Sometimes associates must deal with "demanding" customers. It is in these customers that we find an exercise in self-restraint.

This is what I look like:



This is how I actually feel.



And in case you were wondering, yes, that is a bear-o-dactyl.

Sunday, June 20, 2010

No Really, I Do

Everyone once in a long while, you get a customer who is just plain awesome.

At the GAS sale, everything is either on a sale wall or in a sale bin. Customers don't always treat the merchandise well and will just pull out what they want. Consequently, the price tags fall off, and the sales associate must run and find the same item with a tag still attached. Sometimes it's the last one, and a manager must come and price it for us. As you can imagine, this causes quite the bottleneck at the cash register.

But not today.

Customer was the next person in line at the cash wrap. She placed a bra on the counter, and like many before her, told me:

"This one doesn't have a price tag."

Being the middle of my shift, I was about ready to cry at the point. But then she reached down and placed an identical bra on the table and said:

"But I went ahead and grabbed another bra like it that had a price tag on it. I hope that's ok"

I looked her straight in the eye and said "I Love You." Customer laughed. "I'm not kidding. Usually I have to go find the price tag for the customer." She told me that she had worked in retail before and understood how much big sales can suck.
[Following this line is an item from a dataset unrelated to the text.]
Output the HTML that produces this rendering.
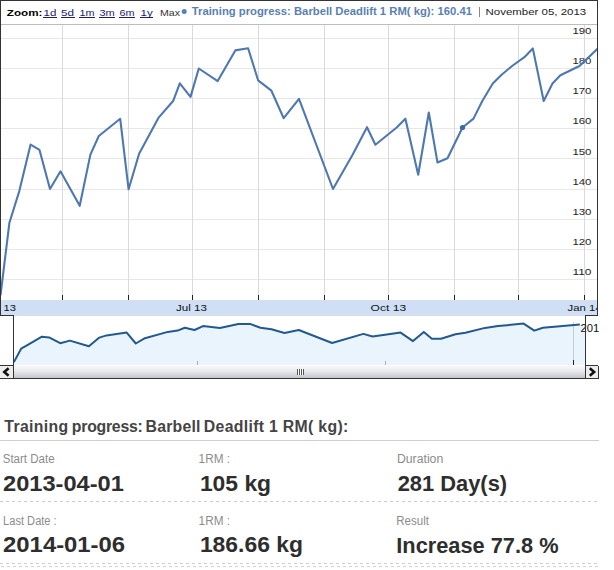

Awesome customers make my life :D

Saturday, June 19, 2010

Is This on Sale?

A Handy-Dandy-How-To-Guide on determining if an item is on sale.

1. Pick up an item from one of our sale bins
2. Locate the price tag
3. This is the key step: TURN THE TAG OVER
4. If it has a red sale sticker on it, Congratulations! It's on Sale!

It's really that simple!

Thursday, June 17, 2010

Thank God for Counters...

...for the customers sake that is.

Currently, Pantyland is having its Giant-Ass-Sale-That-Happens-Twice-A-Year. Tuesday was the first day of this sale. On the first day of the Giant-Ass-Sale (GAS), we were extemely busy. This wasn't a big surprise. I had worked the GAS last year, and it's an absolute madhouse. Lines at the registers are extemely long. As a sales associate, there's nothing I can do about it. A lot of people just happen to attend the first day of GAS. This wasn't the problem on this particular Tuesday. The problem was when a customer(s) decided to be difficult AND there's a long line of people.

Never has my blood pressure risen so high because of one single customer.

I will openly admit that this situation occurred because of an cashiering error that I made. I had accidentally rang up an item twice, so that the woman was being charged for something she didn't buy. To be fair, this was my fourth consecutive hour of cashiering, so I was tired and my eyes were starting to glaze over.

However, the customer could have:
A) handled this honest mistake more graciously
B) cut me some slack.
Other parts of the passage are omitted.